I must confess this will be a tough one for me. I've been bad about reviewing for a few years now. It will take a lot of discipline, and also a lowering of expectations (quality-wise) for myself.

Really Old Classics Challenge

The Rules:

1. Choose how many Really Old Classics you’d like to read by the end of July 2009, from 1 to 100.
2. Read that number of Really Old Classics by the end of July 2009. If you finish, pat yourself on the back.

I've settled on these 4 (TBR in no particular order):

Tale of Genji here
Aenid, by Virgil (on
Song of Roland (on
Faerie Queene, by Spenser (Book 1 on Daily Lit, in 77 installments)

Tuesday, October 21, 2008

Casual Classics Challenge (1/1-12/31/09)

This challenge is simple…

* Read 4 “Classics” between January 1st and December 31st, 2009
* Overlaps with other challenges ARE allowed
* eBooks and Audiobooks ARE allowed

1. The Yellow Wallpaper, by Charlotte Perkins Gilman
2. The Good Earth, by Pearl S. Buck

100 Shots of Short Reading Challenge.

The challenge is a simple one - no time limit, no specific titles, just the goal of reading 100 self-picked short stories as and when possible.

I'll keep a master list in this post (with links to individual reviews).

Here's a list of my preliminary source books:
Black Heart, Ivory Bones (fantasy)
I Shudder at Your Touch (horror)
Sisters in Crime 3 (mystery)
1. Arts and Crafts, Mary Jo Adamson
2. Listen and Listen Good, Marcia Biederman
3. SuSu and the 8:30 Ghost, Lilian Jackson Braun
Jeeves and the Song of Songs (humor)
4-9, descriptions here.
What Are You Looking At? (fat fiction)
Redshift (speculative fiction)

There's well over 100 stories in these six titles, but I'm allowing for not being able to finish some particularly uninteresting shorts.

Sunday, October 19, 2008

Watch this space

I'm hoping to blog regularly again soon(ish).

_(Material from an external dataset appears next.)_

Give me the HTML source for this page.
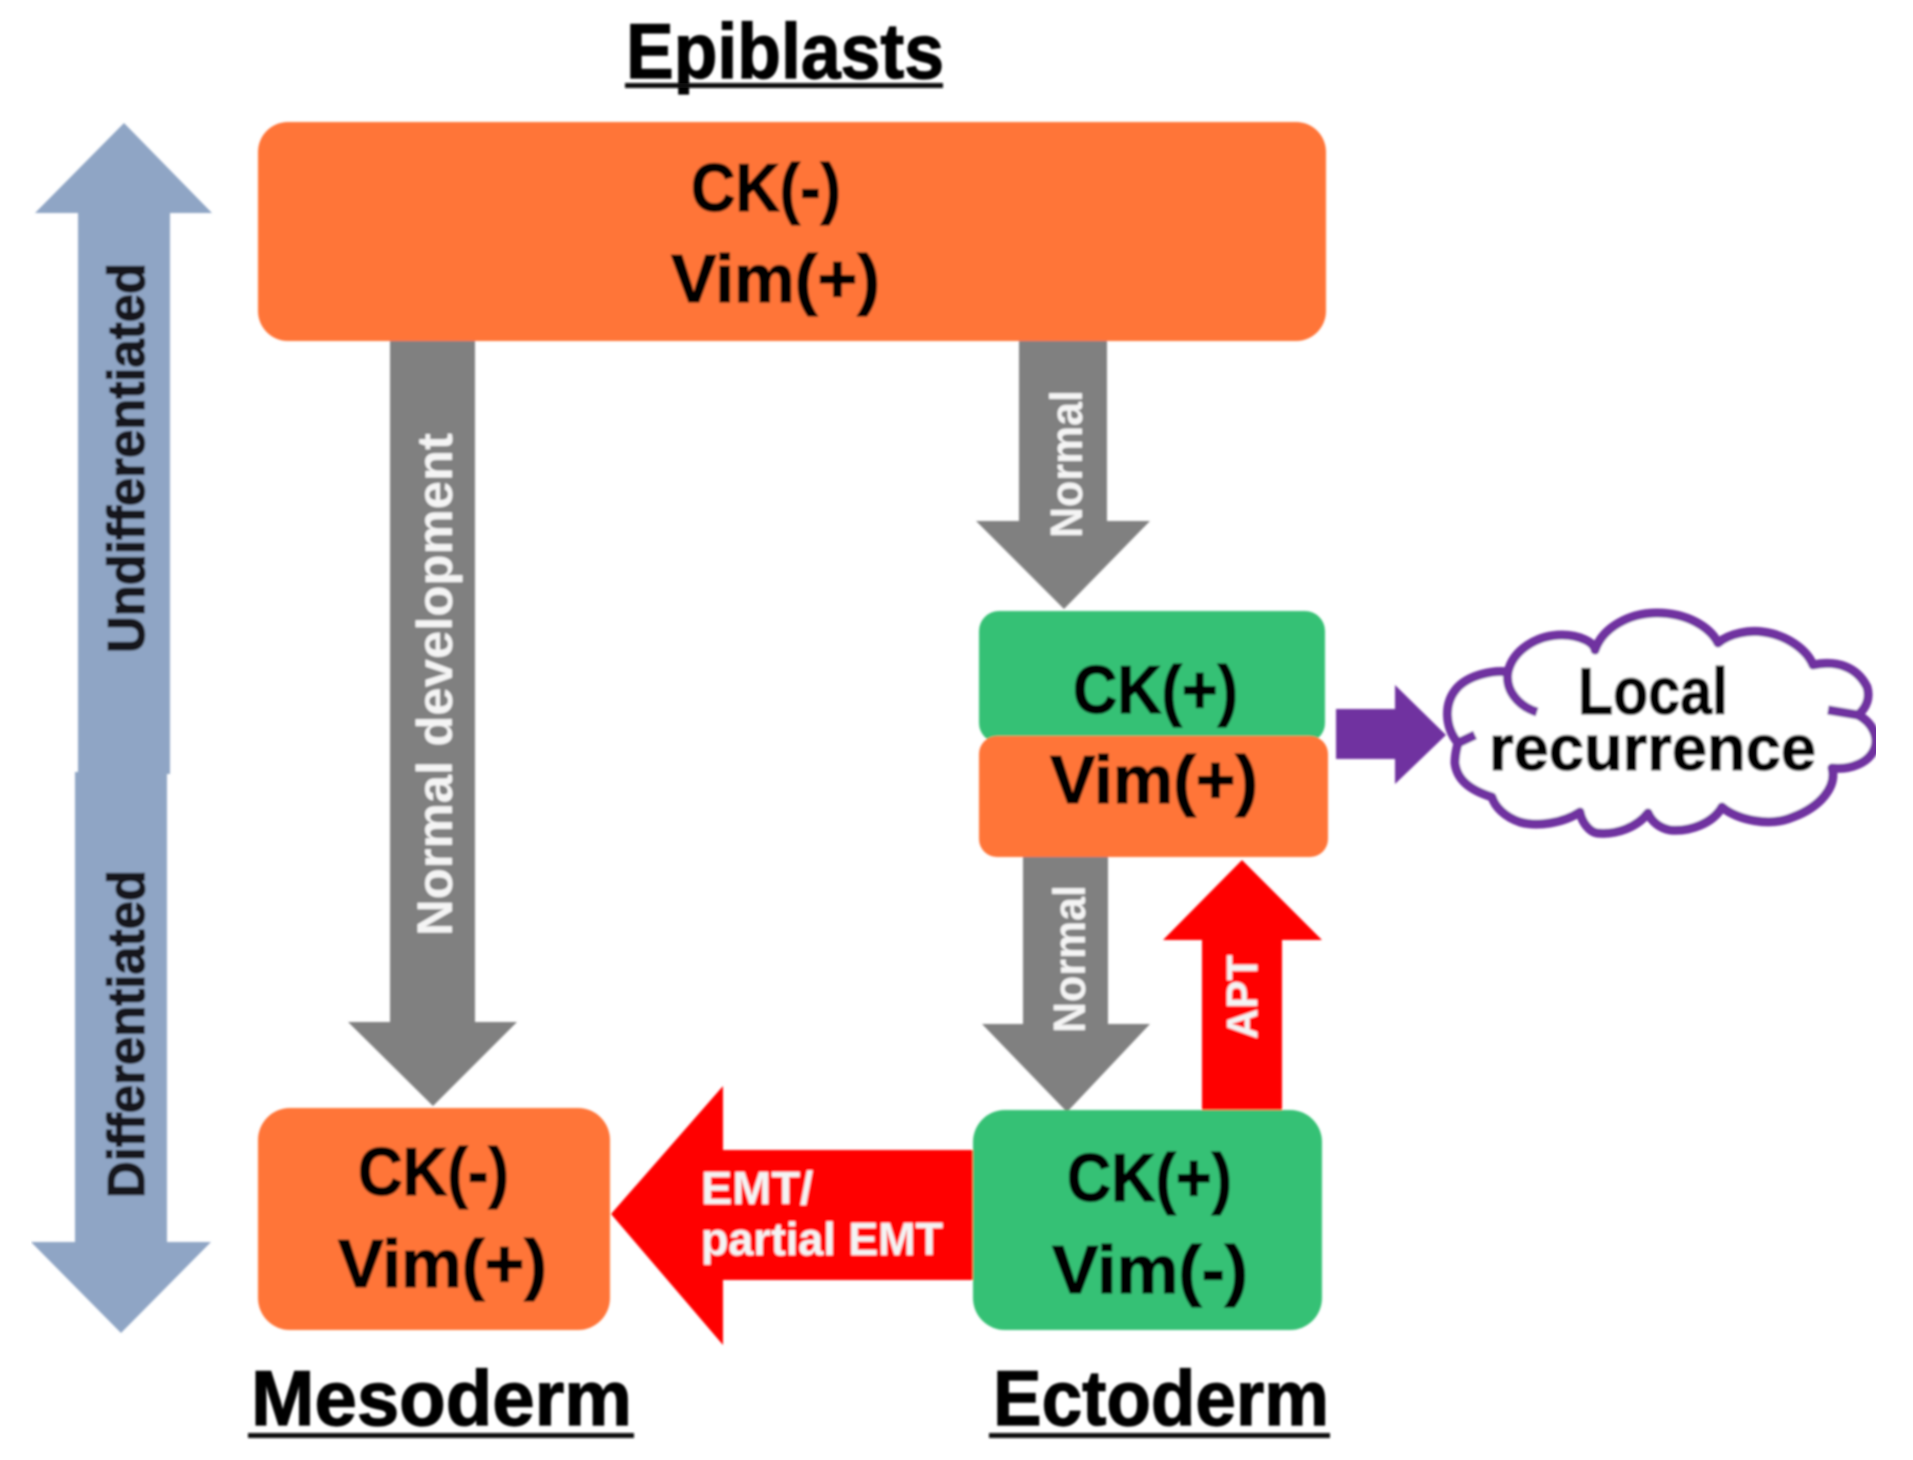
<!DOCTYPE html>
<html><head><meta charset="utf-8"><title>Epiblasts diagram</title>
<style>html,body{margin:0;padding:0;background:#fff}svg{display:block}
text{font-family:"Liberation Sans",sans-serif;font-weight:700}
.k{fill:#000;stroke:#000;stroke-width:1.2}.w{fill:#f4f4f4}</style></head><body>
<svg width="1913" height="1460" viewBox="0 0 1913 1460" xmlns="http://www.w3.org/2000/svg">
<defs><filter id="b" x="0" y="0" width="100%" height="100%"><feGaussianBlur stdDeviation="1.1"/></filter></defs>
<rect width="1913" height="1460" fill="#fff"/>
<g filter="url(#b)">
<!-- blue double arrow -->
<polygon points="124,123 212,213 170,213 170,774 78,774 78,213 35,213" fill="#8fa5c5"/>
<polygon points="75,772 167,772 167,1242 211,1242 121,1333 31,1242 75,1242" fill="#8fa5c5"/>
<!-- gray arrows -->
<polygon points="390,335 475,335 475,1022 517,1022 433,1106 348,1022 390,1022" fill="#808080"/>
<polygon points="1019,335 1107,335 1107,521 1150,521 1064,609 976,521 1019,521" fill="#808080"/>
<polygon points="1023,850 1108,850 1108,1024 1150,1024 1067,1112 982,1024 1023,1024" fill="#808080"/>
<!-- red arrows -->
<polygon points="1242,860 1322,940 1282,940 1282,1120 1202,1120 1202,940 1163,940" fill="#ff0000"/>
<polygon points="611,1214 723,1086 723,1150 985,1150 985,1280 723,1280 723,1345" fill="#ff0000"/>
<!-- boxes -->
<rect x="258" y="122" width="1068" height="219" rx="30" fill="#ff7538"/>
<rect x="979" y="611" width="346" height="132" rx="20" fill="#36c174"/>
<rect x="979" y="736" width="349" height="121" rx="18" fill="#ff7538"/>
<rect x="973" y="1110" width="349" height="220" rx="32" fill="#36c174"/>
<rect x="258" y="1108" width="352" height="222" rx="32" fill="#ff7538"/>
<!-- purple arrow -->
<polygon points="1336,709 1395,709 1395,685 1446,735 1395,784 1395,759 1336,759" fill="#7030a0"/>
<!-- cloud -->
<path d="M1458,743 C1445,727 1443,703 1458,687 C1470,675 1493,670 1508,672 C1513,650 1537,635 1562,635 C1580,635 1595,643 1595,650 C1603,627 1630,613 1657,613 C1687,613 1710,627 1718,643 C1730,633 1750,630 1763,632 C1787,635 1807,650 1813,665 C1837,660 1857,667 1867,687 C1870,697 1867,707 1858,715 C1873,723 1878,737 1875,747 C1870,763 1850,770 1832,768 C1837,787 1820,807 1793,817 C1770,827 1737,820 1722,807 C1713,823 1690,832 1670,830 C1660,828 1652,822 1648,813 C1637,827 1617,835 1597,833 C1590,832 1582,823 1580,812 C1563,823 1537,827 1520,822 C1505,817 1495,807 1492,797 C1470,790 1457,780 1455,763 C1455,753 1457,748 1458,743 Z" fill="#fff" stroke="#7030a0" stroke-width="9" stroke-linejoin="round"/>
<path d="M1508,672 C1505,690 1518,706 1537,712 M1475,735 L1458,743 M1828,710 L1858,715" fill="none" stroke="#7030a0" stroke-width="9"/>
<!-- headings -->
<text class="k" x="626" y="78" font-size="78" textLength="318" lengthAdjust="spacingAndGlyphs">Epiblasts</text>
<rect x="625" y="83" width="318" height="5" fill="#111"/>
<text class="k" x="251" y="1425" font-size="78" textLength="381" lengthAdjust="spacingAndGlyphs">Mesoderm</text>
<rect x="248" y="1433" width="386" height="5" fill="#111"/>
<text class="k" x="993" y="1425" font-size="78" textLength="336" lengthAdjust="spacingAndGlyphs">Ectoderm</text>
<rect x="989" y="1433" width="341" height="5" fill="#111"/>
<!-- markers -->
<text class="k" x="691" y="211" font-size="68" textLength="150" lengthAdjust="spacingAndGlyphs">CK(-)</text>
<text class="k" x="671" y="302" font-size="68" textLength="209" lengthAdjust="spacingAndGlyphs">Vim(+)</text>
<text class="k" x="1073" y="713" font-size="68" textLength="165" lengthAdjust="spacingAndGlyphs">CK(+)</text>
<text class="k" x="1050" y="803" font-size="68" textLength="208" lengthAdjust="spacingAndGlyphs">Vim(+)</text>
<text class="k" x="1067" y="1201" font-size="68" textLength="165" lengthAdjust="spacingAndGlyphs">CK(+)</text>
<text class="k" x="1052" y="1293" font-size="68" textLength="196" lengthAdjust="spacingAndGlyphs">Vim(-)</text>
<text class="k" x="358" y="1195" font-size="68" textLength="151" lengthAdjust="spacingAndGlyphs">CK(-)</text>
<text class="k" x="338" y="1287" font-size="68" textLength="209" lengthAdjust="spacingAndGlyphs">Vim(+)</text>
<text class="k" x="1578" y="714" font-size="66" textLength="150" lengthAdjust="spacingAndGlyphs">Local</text>
<text class="k" x="1489" y="770" font-size="64" textLength="327" lengthAdjust="spacingAndGlyphs">recurrence</text>
<text class="w" x="701" y="1204" font-size="46" textLength="112" lengthAdjust="spacingAndGlyphs">EMT/</text>
<text class="w" x="701" y="1255" font-size="46" textLength="242" lengthAdjust="spacingAndGlyphs">partial EMT</text>
<!-- rotated labels -->
<text fill="#14141c" stroke="#14141c" stroke-width="1.4" transform="translate(144,653) rotate(-90)" font-size="52" textLength="390" lengthAdjust="spacingAndGlyphs">Undifferentiated</text>
<text fill="#14141c" stroke="#14141c" stroke-width="1.4" transform="translate(144,1198) rotate(-90)" font-size="52" textLength="328" lengthAdjust="spacingAndGlyphs">Differentiated</text>
<text class="w" transform="translate(452,936) rotate(-90)" font-size="50" textLength="503" lengthAdjust="spacingAndGlyphs">Normal development</text>
<text class="w" transform="translate(1082,538) rotate(-90)" font-size="45" textLength="148" lengthAdjust="spacingAndGlyphs">Normal</text>
<text class="w" transform="translate(1085,1033) rotate(-90)" font-size="45" textLength="148" lengthAdjust="spacingAndGlyphs">Normal</text>
<text class="w" transform="translate(1257,1039) rotate(-90)" font-size="44" textLength="84" lengthAdjust="spacingAndGlyphs">APT</text>
</g>
</svg>
</body></html>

Morgann is 2 months old (that's what I've been occupied with since I last wrote) and I'm finally trying to take back small bits of my life. I'll be participating in NaBloPoMo next month (because no, I'm still not ready to tackle a novel), so I hope to have something for y'all to read daily, be it a meme, a review, a blogroll, or an excuse for not having book-related content in the post.